## YOUR TASK:
Starting at the top of the listing, extract every line up to and including the one with "a_mean_y = [1, 470, 5200, 1, 560, 5000]". Pictures stay out of the copy.

## RECORDED DATA:
-------

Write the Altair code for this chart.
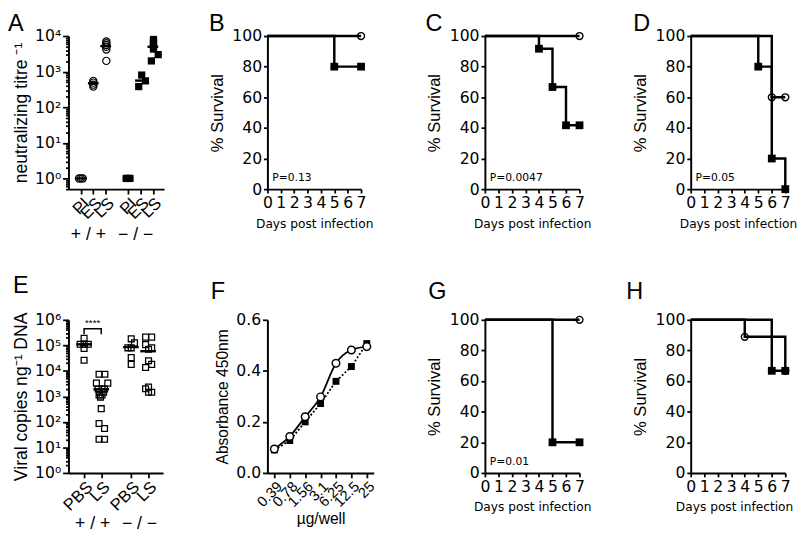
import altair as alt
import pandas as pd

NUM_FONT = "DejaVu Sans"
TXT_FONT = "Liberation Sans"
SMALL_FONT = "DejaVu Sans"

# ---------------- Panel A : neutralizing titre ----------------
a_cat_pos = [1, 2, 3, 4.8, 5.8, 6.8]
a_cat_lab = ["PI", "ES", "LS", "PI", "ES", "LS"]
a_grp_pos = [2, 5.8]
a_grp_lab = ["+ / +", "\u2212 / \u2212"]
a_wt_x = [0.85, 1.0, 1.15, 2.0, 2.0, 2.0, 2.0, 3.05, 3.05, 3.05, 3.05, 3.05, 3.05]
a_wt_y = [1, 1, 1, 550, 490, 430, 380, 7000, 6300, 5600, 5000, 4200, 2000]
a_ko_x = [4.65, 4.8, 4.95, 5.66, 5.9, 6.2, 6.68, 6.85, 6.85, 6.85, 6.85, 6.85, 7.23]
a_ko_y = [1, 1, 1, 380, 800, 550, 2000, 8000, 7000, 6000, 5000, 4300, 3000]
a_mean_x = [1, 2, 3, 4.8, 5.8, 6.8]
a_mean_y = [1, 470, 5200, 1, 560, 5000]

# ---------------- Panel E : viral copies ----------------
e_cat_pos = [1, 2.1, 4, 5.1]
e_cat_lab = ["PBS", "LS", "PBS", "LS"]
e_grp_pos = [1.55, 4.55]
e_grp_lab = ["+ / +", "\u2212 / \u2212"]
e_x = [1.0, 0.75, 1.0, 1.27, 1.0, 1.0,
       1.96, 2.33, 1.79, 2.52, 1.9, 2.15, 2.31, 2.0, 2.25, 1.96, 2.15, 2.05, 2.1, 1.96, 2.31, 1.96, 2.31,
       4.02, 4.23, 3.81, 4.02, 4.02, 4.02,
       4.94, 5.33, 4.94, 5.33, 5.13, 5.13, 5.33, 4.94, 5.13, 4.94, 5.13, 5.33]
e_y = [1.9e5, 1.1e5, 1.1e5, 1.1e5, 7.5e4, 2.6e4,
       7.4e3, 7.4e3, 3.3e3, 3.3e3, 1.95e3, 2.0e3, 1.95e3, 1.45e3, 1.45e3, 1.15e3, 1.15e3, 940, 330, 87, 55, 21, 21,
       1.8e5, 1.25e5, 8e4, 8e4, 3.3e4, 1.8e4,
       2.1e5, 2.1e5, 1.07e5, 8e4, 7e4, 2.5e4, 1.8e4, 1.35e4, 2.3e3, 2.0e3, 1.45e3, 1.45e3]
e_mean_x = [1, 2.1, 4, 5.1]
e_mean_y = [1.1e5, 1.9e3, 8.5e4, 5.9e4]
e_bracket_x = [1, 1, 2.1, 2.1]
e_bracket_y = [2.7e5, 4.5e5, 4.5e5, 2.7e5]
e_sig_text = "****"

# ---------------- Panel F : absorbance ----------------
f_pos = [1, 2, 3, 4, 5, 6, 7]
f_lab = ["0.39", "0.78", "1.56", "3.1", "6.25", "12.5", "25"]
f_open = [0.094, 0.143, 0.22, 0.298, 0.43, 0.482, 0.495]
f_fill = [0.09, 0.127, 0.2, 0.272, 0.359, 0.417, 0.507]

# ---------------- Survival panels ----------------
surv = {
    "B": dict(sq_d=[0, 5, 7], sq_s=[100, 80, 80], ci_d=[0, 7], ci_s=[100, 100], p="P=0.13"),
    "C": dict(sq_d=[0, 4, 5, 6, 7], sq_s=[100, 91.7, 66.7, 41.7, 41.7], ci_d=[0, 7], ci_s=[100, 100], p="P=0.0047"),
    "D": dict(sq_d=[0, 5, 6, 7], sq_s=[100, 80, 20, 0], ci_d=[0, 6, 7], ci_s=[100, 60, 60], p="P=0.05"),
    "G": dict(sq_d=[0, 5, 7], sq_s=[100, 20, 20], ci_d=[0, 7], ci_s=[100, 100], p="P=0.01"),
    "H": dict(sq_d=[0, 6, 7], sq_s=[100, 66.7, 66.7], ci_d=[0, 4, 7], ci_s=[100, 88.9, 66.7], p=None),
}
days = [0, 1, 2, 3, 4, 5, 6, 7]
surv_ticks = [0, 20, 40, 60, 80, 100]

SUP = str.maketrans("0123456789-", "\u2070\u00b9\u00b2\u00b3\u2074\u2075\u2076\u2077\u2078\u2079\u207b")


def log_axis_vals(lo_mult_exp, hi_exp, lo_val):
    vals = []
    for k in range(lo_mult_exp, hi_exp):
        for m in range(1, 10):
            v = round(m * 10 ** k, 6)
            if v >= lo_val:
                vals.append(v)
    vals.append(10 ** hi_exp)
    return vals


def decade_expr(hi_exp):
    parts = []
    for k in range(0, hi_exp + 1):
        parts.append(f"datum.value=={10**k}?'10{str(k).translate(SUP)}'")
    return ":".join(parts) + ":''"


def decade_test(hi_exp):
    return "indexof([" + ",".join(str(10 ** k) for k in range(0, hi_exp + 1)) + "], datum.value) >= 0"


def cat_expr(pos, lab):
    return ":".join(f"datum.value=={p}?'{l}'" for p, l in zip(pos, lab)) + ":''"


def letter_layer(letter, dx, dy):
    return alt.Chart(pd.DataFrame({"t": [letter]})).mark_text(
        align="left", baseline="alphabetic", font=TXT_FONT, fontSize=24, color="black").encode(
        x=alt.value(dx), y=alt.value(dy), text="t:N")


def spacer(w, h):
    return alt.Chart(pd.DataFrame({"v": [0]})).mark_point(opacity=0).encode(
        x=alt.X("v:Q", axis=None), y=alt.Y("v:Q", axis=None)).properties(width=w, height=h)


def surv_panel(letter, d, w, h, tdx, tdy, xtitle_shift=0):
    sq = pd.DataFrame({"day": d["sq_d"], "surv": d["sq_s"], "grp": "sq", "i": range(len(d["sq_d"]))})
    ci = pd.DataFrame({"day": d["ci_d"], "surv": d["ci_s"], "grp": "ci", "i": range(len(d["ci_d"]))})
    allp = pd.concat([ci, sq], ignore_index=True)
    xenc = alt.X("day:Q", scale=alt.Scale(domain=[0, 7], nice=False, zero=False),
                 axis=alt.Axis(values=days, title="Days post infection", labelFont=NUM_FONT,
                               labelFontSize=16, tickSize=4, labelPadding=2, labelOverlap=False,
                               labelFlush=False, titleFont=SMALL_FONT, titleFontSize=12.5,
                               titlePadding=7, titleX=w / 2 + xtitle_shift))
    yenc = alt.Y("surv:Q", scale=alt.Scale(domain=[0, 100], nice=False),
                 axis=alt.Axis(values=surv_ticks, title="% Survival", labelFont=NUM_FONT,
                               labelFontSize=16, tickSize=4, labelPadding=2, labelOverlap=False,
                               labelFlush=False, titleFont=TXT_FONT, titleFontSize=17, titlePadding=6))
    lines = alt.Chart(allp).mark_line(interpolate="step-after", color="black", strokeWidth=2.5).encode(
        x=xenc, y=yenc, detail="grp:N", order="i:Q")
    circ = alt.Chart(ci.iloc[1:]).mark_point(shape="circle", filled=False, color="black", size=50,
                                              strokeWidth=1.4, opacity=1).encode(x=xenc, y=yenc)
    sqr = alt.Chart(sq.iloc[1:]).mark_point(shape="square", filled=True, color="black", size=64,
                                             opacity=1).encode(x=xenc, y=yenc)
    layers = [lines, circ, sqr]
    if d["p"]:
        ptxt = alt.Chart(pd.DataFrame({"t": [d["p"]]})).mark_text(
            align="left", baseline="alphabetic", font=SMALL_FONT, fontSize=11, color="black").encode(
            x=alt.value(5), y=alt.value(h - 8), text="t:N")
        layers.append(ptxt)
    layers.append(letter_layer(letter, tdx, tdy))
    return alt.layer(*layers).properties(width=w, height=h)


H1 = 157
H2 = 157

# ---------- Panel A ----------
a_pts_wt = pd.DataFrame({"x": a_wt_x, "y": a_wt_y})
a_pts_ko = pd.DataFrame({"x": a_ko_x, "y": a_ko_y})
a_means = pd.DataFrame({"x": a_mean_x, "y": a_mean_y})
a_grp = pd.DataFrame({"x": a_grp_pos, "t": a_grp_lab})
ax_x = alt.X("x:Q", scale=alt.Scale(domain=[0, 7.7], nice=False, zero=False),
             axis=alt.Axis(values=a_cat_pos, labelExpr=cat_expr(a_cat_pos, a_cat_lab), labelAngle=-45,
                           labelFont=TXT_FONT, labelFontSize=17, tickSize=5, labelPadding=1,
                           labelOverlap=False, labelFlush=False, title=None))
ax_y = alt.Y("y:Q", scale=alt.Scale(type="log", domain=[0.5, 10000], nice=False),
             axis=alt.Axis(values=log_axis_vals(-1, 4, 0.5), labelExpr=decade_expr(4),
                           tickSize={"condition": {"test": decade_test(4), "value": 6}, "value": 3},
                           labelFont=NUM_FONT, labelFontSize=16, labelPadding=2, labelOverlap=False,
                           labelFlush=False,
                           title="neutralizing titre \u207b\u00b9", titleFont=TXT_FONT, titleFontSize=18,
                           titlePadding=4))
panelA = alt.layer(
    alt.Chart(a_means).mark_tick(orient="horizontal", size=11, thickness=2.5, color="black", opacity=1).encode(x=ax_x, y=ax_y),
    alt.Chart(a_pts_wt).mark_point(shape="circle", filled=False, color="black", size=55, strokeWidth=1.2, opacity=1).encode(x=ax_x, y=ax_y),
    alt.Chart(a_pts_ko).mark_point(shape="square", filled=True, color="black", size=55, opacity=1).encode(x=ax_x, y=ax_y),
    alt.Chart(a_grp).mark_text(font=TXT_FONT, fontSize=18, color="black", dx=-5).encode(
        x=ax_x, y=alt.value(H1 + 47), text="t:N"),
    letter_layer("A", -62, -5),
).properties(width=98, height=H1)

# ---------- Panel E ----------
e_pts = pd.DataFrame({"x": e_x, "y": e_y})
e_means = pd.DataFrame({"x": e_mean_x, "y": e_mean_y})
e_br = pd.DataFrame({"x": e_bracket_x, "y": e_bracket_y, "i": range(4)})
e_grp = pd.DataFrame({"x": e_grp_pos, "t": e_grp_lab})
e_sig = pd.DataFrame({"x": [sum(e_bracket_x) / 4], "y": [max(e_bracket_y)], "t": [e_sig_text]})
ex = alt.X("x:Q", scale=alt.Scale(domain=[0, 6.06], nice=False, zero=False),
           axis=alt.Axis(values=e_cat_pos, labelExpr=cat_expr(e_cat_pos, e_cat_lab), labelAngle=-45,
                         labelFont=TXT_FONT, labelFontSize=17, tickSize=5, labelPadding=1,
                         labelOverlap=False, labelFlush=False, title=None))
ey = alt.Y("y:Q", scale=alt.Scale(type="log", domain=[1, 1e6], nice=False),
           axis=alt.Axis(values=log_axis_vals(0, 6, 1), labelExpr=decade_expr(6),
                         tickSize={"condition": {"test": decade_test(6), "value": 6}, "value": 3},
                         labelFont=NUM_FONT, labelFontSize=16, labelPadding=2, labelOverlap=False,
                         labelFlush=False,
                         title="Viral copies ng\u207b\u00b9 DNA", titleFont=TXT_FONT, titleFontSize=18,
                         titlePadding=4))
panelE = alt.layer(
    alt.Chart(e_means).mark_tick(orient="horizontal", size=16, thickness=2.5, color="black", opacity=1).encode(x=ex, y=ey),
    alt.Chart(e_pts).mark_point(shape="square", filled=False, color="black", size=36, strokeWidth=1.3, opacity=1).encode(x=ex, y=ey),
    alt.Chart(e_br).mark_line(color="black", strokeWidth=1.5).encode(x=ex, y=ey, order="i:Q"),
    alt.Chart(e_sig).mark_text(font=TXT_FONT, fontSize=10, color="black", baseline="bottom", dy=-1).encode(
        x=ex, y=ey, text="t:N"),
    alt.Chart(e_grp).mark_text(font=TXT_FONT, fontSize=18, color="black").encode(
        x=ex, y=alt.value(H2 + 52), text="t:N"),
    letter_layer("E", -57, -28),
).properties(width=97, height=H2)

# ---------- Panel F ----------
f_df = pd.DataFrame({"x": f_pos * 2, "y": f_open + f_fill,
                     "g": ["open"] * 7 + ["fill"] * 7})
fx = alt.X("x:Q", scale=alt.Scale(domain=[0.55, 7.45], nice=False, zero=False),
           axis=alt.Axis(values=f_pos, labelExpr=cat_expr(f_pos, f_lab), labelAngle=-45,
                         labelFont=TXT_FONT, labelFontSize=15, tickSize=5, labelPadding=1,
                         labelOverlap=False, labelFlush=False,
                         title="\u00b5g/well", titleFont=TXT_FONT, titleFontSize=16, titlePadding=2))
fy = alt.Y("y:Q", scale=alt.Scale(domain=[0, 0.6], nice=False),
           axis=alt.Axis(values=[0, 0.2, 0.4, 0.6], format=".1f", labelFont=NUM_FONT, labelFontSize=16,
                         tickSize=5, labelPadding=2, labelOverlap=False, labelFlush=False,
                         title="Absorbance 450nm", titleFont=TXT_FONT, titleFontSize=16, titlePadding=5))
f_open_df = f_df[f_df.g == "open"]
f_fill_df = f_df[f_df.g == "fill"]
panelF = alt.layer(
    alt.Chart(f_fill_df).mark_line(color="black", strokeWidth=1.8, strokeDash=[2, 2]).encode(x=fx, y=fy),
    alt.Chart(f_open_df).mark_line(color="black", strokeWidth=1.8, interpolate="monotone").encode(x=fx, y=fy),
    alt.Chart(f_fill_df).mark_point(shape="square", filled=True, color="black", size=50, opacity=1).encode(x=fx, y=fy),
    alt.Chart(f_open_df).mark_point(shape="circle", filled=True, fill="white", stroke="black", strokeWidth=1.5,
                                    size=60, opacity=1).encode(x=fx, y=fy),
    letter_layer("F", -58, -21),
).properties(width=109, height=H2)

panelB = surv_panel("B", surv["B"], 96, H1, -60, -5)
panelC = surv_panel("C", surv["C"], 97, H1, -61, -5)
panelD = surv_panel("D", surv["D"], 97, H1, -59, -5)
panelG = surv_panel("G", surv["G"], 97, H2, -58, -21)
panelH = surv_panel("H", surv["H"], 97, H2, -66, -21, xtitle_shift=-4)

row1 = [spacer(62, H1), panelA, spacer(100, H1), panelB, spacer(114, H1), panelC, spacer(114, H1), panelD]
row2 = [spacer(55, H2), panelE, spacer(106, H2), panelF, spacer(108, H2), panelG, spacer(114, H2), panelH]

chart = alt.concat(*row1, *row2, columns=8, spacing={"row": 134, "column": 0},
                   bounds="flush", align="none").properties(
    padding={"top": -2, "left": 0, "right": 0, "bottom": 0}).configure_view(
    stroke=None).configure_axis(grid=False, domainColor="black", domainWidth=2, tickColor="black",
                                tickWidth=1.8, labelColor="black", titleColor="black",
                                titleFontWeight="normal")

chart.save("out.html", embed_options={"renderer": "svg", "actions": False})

-------

## THE REPLY:
Write the Altair code for this chart.
import altair as alt
import pandas as pd

NUM_FONT = "DejaVu Sans"
TXT_FONT = "Liberation Sans"
SMALL_FONT = "DejaVu Sans"

# ---------------- Panel A : neutralizing titre ----------------
a_cat_pos = [1, 2, 3, 4.8, 5.8, 6.8]
a_cat_lab = ["PI", "ES", "LS", "PI", "ES", "LS"]
a_grp_pos = [2, 5.8]
a_grp_lab = ["+ / +", "\u2212 / \u2212"]
a_wt_x = [0.85, 1.0, 1.15, 2.0, 2.0, 2.0, 2.0, 3.05, 3.05, 3.05, 3.05, 3.05, 3.05]
a_wt_y = [1, 1, 1, 550, 490, 430, 380, 7000, 6300, 5600, 5000, 4200, 2000]
a_ko_x = [4.65, 4.8, 4.95, 5.66, 5.9, 6.2, 6.68, 6.85, 6.85, 6.85, 6.85, 6.85, 7.23]
a_ko_y = [1, 1, 1, 380, 800, 550, 2000, 8000, 7000, 6000, 5000, 4300, 3000]
a_mean_x = [1, 2, 3, 4.8, 5.8, 6.8]
a_mean_y = [1, 470, 5200, 1, 560, 5000]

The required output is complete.